● TASK INSTRUCTIONS
In this exercise, return the whole listing exactly, excluding any images.

# # # # #

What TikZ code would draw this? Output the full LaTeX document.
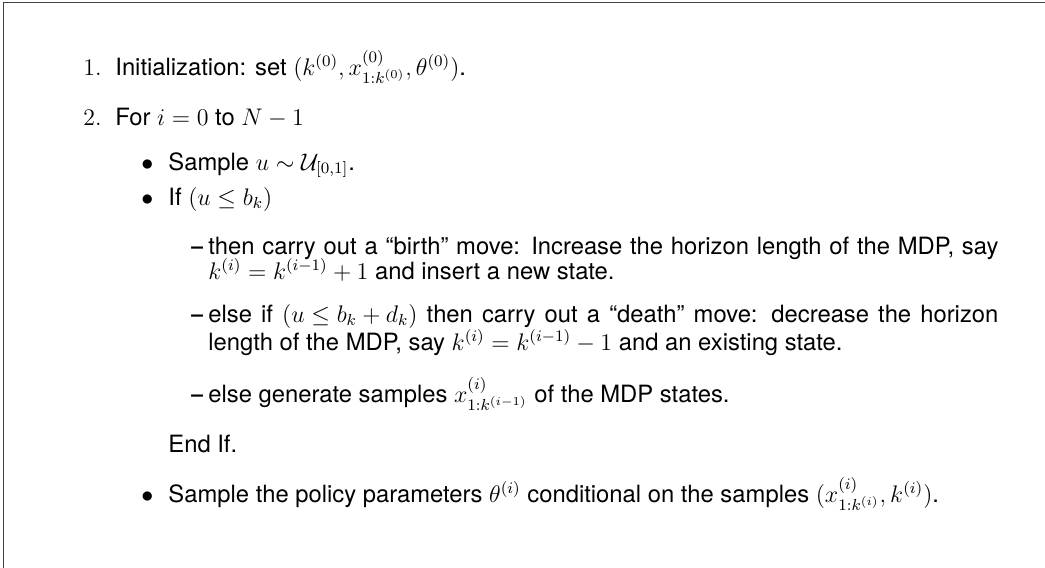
\documentclass[tikz,border=0pt]{standalone}
\usepackage{fontspec}
\setsansfont{TeX Gyre Heros}
\begin{document}
\begin{tikzpicture}[x=0.5pt,y=-0.5pt,
  txt/.style={anchor=base west, inner sep=0pt, font=\sffamily\fontsize{11.9}{14.3}\selectfont},
  lbl/.style={anchor=base west, inner sep=0pt, font=\rmfamily\fontsize{11.9}{14.3}\selectfont},
  dashlbl/.style={anchor=base west, inner sep=0pt, font=\sffamily\bfseries\fontsize{10.5}{12}\selectfont},
  frameline/.style={draw=black!75, line width=0.75pt}]
\useasboundingbox (0,0) rectangle (1045,568);
\draw[frameline] (3.5,568) -- (3.5,2.5) -- (1045,2.5);
% step 1
\node[lbl] (n1) at (83,75) {1.};
\node[txt] (t1) at (115,75) {Initialization: set $(k^{(0)},x^{(0)}_{1:k^{(0)}},\theta^{(0)})$.};
% step 2
\node[lbl] (n2) at (83,125) {2.};
\node[txt] (t2) at (115,125) {For $i=0$ to $N-1$};
% bullets
\node[txt] (b1) at (141,170) {$\bullet$};
\node[txt] (s1) at (168,170) {Sample $u\sim\mathcal{U}_{[0,1]}$.};
\node[txt] (b2) at (141,205) {$\bullet$};
\node[txt] (s2) at (168,205) {If $(u\le b_k)$};
% dashes
\node[dashlbl] (d1) at (191,254) {\raisebox{0.4pt}{–}};
\node[txt] (d1a) at (208,254) {\makebox[395pt][s]{then carry out a “birth” move: Increase the horizon length of the MDP, say}};
\node[txt] (d1b) at (208,279) {$k^{(i)}=k^{(i-1)}+1$ and insert a new state.};
\node[dashlbl] (d2) at (191,322) {\raisebox{0.4pt}{–}};
\node[txt] (d2a) at (208,322) {\makebox[395pt][s]{else if \mbox{$(u\le b_k+d_k)$} then carry out a “death” move: decrease the horizon}};
\node[txt] (d2b) at (208,350) {length of the MDP, say $k^{(i)}=k^{(i-1)}-1$ and an existing state.};
\node[dashlbl] (d3) at (191,402) {\raisebox{0.4pt}{–}};
\node[txt] (d3a) at (208,402) {else generate samples $x^{(i)}_{1:k^{(i-1)}}$ of the MDP states.};
% end if
\node[txt] (e1) at (168,452) {End If.};
\node[txt] (b3) at (141,502) {$\bullet$};
\node[txt] (s3) at (168,502) {Sample the policy parameters $\theta^{(i)}$ conditional on the samples $(x^{(i)}_{1:k^{(i)}},k^{(i)})$.};
\end{tikzpicture}
\end{document}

# # # # #

● RESULT OF THE TASK
What TikZ code would draw this? Output the full LaTeX document.
\documentclass[tikz,border=0pt]{standalone}
\usepackage{fontspec}
\setsansfont{TeX Gyre Heros}
\begin{document}
\begin{tikzpicture}[x=0.5pt,y=-0.5pt,
  txt/.style={anchor=base west, inner sep=0pt, font=\sffamily\fontsize{11.9}{14.3}\selectfont},
  lbl/.style={anchor=base west, inner sep=0pt, font=\rmfamily\fontsize{11.9}{14.3}\selectfont},
  dashlbl/.style={anchor=base west, inner sep=0pt, font=\sffamily\bfseries\fontsize{10.5}{12}\selectfont},
  frameline/.style={draw=black!75, line width=0.75pt}]
\useasboundingbox (0,0) rectangle (1045,568);
\draw[frameline] (3.5,568) -- (3.5,2.5) -- (1045,2.5);
% step 1
\node[lbl] (n1) at (83,75) {1.};
\node[txt] (t1) at (115,75) {Initialization: set $(k^{(0)},x^{(0)}_{1:k^{(0)}},\theta^{(0)})$.};
% step 2
\node[lbl] (n2) at (83,125) {2.};
\node[txt] (t2) at (115,125) {For $i=0$ to $N-1$};
% bullets
\node[txt] (b1) at (141,170) {$\bullet$};
\node[txt] (s1) at (168,170) {Sample $u\sim\mathcal{U}_{[0,1]}$.};
\node[txt] (b2) at (141,205) {$\bullet$};
\node[txt] (s2) at (168,205) {If $(u\le b_k)$};
% dashes
\node[dashlbl] (d1) at (191,254) {\raisebox{0.4pt}{–}};
\node[txt] (d1a) at (208,254) {\makebox[395pt][s]{then carry out a “birth” move: Increase the horizon length of the MDP, say}};
\node[txt] (d1b) at (208,279) {$k^{(i)}=k^{(i-1)}+1$ and insert a new state.};
\node[dashlbl] (d2) at (191,322) {\raisebox{0.4pt}{–}};
\node[txt] (d2a) at (208,322) {\makebox[395pt][s]{else if \mbox{$(u\le b_k+d_k)$} then carry out a “death” move: decrease the horizon}};
\node[txt] (d2b) at (208,350) {length of the MDP, say $k^{(i)}=k^{(i-1)}-1$ and an existing state.};
\node[dashlbl] (d3) at (191,402) {\raisebox{0.4pt}{–}};
\node[txt] (d3a) at (208,402) {else generate samples $x^{(i)}_{1:k^{(i-1)}}$ of the MDP states.};
% end if
\node[txt] (e1) at (168,452) {End If.};
\node[txt] (b3) at (141,502) {$\bullet$};
\node[txt] (s3) at (168,502) {Sample the policy parameters $\theta^{(i)}$ conditional on the samples $(x^{(i)}_{1:k^{(i)}},k^{(i)})$.};
\end{tikzpicture}
\end{document}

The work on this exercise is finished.